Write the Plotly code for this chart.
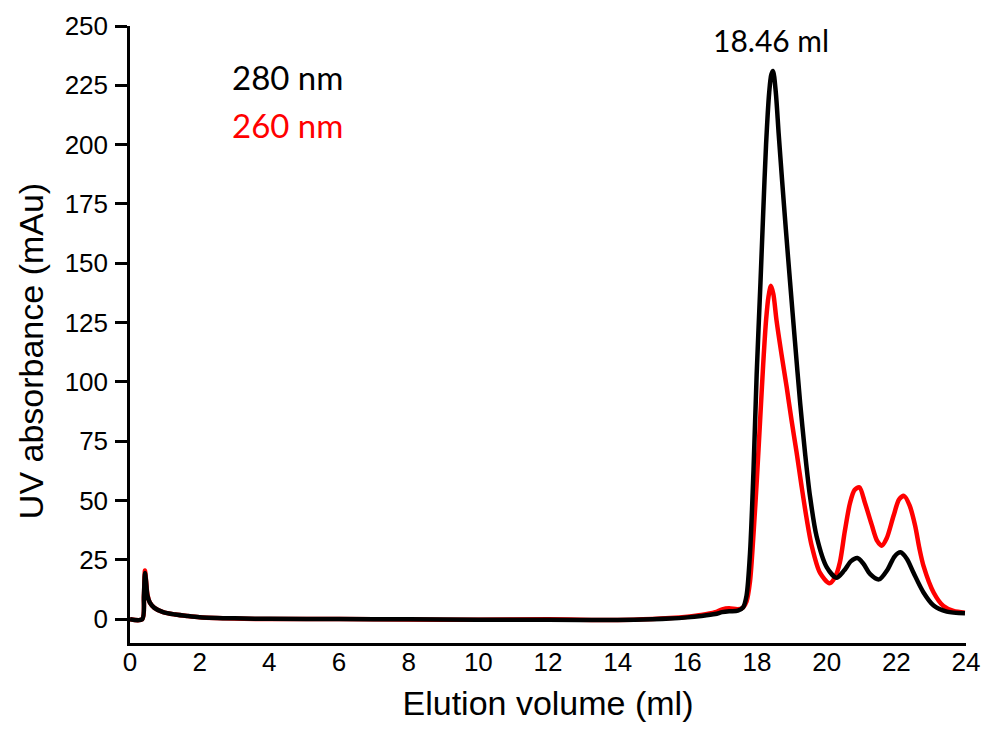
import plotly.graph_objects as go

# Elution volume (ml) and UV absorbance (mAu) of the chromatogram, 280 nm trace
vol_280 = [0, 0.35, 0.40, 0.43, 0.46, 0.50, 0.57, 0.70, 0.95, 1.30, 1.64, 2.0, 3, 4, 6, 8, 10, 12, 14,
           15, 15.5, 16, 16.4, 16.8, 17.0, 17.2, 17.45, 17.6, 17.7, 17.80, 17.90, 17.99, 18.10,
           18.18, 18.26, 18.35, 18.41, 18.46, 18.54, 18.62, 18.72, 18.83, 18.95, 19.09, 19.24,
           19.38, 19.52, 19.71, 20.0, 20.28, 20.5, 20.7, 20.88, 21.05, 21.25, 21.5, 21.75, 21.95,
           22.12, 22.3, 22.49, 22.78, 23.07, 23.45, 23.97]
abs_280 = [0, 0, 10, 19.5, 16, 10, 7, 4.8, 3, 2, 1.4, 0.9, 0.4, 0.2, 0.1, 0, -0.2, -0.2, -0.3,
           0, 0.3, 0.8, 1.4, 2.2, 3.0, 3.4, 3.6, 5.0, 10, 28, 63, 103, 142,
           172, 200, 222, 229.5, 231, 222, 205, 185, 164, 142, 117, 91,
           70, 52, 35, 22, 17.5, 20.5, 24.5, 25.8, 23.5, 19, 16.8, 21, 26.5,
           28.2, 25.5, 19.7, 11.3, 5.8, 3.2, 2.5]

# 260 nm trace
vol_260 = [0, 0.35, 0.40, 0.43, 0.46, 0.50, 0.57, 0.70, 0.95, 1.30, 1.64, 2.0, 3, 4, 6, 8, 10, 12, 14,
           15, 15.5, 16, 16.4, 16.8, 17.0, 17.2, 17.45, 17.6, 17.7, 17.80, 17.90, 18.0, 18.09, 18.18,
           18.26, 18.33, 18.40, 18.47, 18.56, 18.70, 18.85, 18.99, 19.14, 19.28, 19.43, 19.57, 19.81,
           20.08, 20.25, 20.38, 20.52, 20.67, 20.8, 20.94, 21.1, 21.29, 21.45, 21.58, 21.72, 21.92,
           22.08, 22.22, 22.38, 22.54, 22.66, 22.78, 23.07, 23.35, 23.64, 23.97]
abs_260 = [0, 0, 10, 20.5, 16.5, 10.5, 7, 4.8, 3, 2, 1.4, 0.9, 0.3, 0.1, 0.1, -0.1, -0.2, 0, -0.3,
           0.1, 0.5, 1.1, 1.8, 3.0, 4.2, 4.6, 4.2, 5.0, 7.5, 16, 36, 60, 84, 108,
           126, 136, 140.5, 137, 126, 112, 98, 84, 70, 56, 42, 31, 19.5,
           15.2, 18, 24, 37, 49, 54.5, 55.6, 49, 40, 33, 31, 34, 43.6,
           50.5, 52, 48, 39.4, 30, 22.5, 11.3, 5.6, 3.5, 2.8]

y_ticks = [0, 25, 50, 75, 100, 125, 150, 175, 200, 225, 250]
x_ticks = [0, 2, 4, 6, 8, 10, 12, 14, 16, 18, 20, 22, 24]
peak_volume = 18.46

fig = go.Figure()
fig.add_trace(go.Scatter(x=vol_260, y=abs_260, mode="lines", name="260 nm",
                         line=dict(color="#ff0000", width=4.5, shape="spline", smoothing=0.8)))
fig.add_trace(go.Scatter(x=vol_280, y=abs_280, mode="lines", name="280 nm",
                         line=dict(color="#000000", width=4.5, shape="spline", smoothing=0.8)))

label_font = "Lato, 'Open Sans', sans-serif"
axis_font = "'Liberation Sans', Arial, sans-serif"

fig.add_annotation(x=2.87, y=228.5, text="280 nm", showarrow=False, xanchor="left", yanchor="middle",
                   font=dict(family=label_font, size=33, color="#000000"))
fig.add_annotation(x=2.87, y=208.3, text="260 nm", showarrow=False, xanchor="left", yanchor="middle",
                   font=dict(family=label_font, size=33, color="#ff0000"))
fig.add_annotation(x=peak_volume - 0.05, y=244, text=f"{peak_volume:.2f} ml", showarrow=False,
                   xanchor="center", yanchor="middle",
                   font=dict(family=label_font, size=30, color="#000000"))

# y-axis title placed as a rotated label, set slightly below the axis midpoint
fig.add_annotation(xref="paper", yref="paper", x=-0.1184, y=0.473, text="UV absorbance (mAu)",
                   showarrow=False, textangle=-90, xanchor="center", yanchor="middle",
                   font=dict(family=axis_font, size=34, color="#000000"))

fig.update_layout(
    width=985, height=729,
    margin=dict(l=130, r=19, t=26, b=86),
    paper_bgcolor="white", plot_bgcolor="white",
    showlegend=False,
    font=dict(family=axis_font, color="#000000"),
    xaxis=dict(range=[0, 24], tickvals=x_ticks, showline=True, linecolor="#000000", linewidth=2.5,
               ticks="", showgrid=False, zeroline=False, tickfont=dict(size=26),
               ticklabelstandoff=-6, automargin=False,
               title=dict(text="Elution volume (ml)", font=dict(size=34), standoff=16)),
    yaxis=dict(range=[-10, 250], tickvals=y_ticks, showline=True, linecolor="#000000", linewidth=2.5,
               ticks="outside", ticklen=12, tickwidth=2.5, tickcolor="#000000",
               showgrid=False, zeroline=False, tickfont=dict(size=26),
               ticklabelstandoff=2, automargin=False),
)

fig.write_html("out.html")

----

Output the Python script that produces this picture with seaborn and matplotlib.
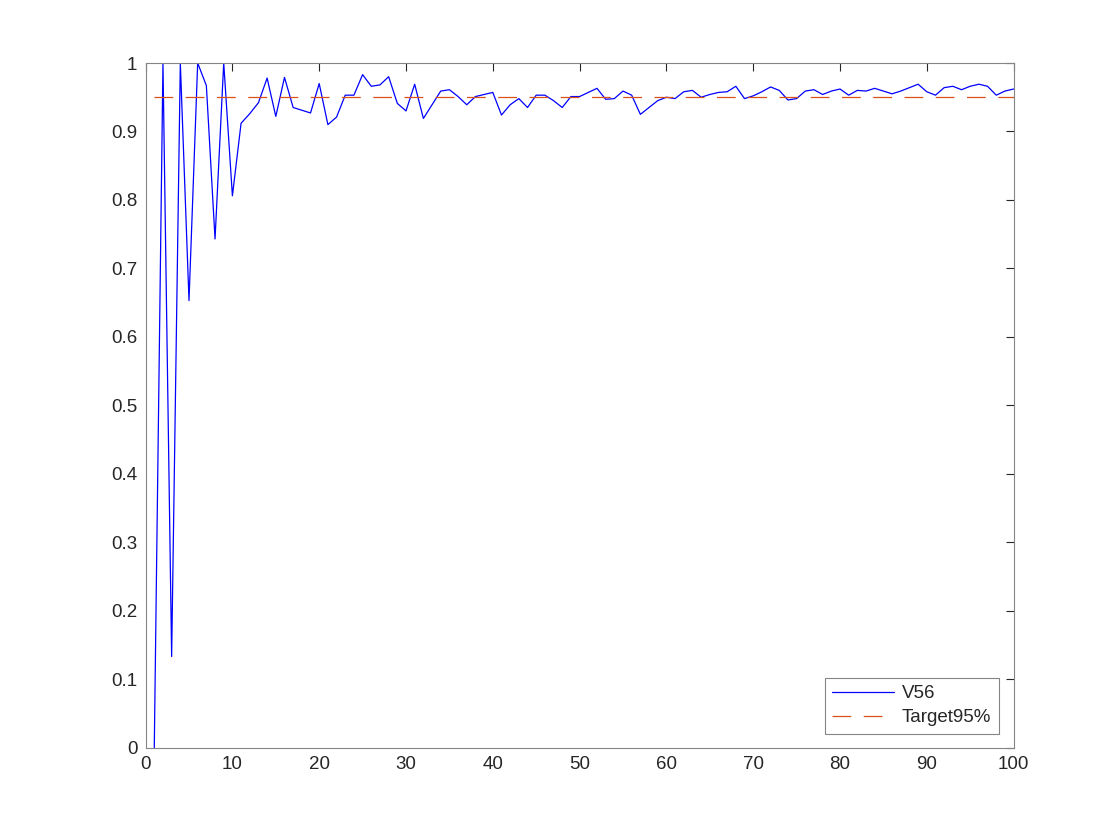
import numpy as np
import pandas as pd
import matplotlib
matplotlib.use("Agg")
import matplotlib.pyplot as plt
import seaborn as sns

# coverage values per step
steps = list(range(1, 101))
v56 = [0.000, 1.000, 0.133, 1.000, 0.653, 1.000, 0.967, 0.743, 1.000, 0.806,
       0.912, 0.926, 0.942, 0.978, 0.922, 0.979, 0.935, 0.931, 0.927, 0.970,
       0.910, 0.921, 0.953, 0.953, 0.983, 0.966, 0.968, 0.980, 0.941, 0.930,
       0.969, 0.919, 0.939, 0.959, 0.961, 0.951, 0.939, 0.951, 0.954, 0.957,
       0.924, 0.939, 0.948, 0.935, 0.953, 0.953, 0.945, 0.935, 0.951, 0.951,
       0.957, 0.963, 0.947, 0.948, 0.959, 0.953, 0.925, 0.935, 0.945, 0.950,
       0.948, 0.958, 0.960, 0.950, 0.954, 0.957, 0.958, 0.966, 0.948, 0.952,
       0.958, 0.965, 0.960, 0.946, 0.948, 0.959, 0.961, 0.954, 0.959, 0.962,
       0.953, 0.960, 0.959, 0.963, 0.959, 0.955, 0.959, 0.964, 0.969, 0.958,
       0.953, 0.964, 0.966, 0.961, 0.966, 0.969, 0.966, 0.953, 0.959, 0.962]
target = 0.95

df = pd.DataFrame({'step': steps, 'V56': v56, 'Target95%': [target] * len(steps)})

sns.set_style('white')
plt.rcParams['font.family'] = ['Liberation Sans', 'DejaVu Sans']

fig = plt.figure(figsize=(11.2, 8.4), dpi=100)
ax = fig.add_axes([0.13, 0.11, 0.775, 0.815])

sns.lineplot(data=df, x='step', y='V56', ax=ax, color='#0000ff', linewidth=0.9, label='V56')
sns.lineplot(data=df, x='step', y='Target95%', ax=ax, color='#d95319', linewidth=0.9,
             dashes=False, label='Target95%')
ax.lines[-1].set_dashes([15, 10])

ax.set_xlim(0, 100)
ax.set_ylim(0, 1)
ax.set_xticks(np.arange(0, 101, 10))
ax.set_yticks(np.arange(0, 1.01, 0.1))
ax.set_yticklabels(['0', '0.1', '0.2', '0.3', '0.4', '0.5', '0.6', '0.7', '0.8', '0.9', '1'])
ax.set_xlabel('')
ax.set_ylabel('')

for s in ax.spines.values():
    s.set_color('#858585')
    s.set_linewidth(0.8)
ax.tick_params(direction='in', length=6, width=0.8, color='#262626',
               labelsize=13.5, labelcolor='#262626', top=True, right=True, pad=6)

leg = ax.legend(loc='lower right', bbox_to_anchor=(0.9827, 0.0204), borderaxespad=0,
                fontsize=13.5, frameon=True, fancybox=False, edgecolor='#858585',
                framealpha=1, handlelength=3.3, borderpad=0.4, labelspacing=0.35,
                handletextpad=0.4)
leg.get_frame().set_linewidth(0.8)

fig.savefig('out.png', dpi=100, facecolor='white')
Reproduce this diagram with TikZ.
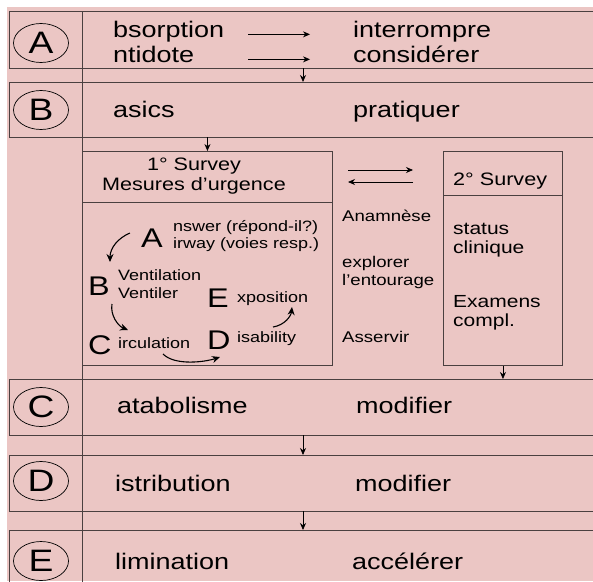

----

WRITTEN EXERCISE - Pictures excluded, retype exactly the lines running from the one with "Write the Plotly code for this chart." through the one with "import plotly.graph_objects as go". Include both end lines and nothing more.

OUTPUT FOR THIS TASK -
Write the Plotly code for this chart.
import plotly.graph_objects as go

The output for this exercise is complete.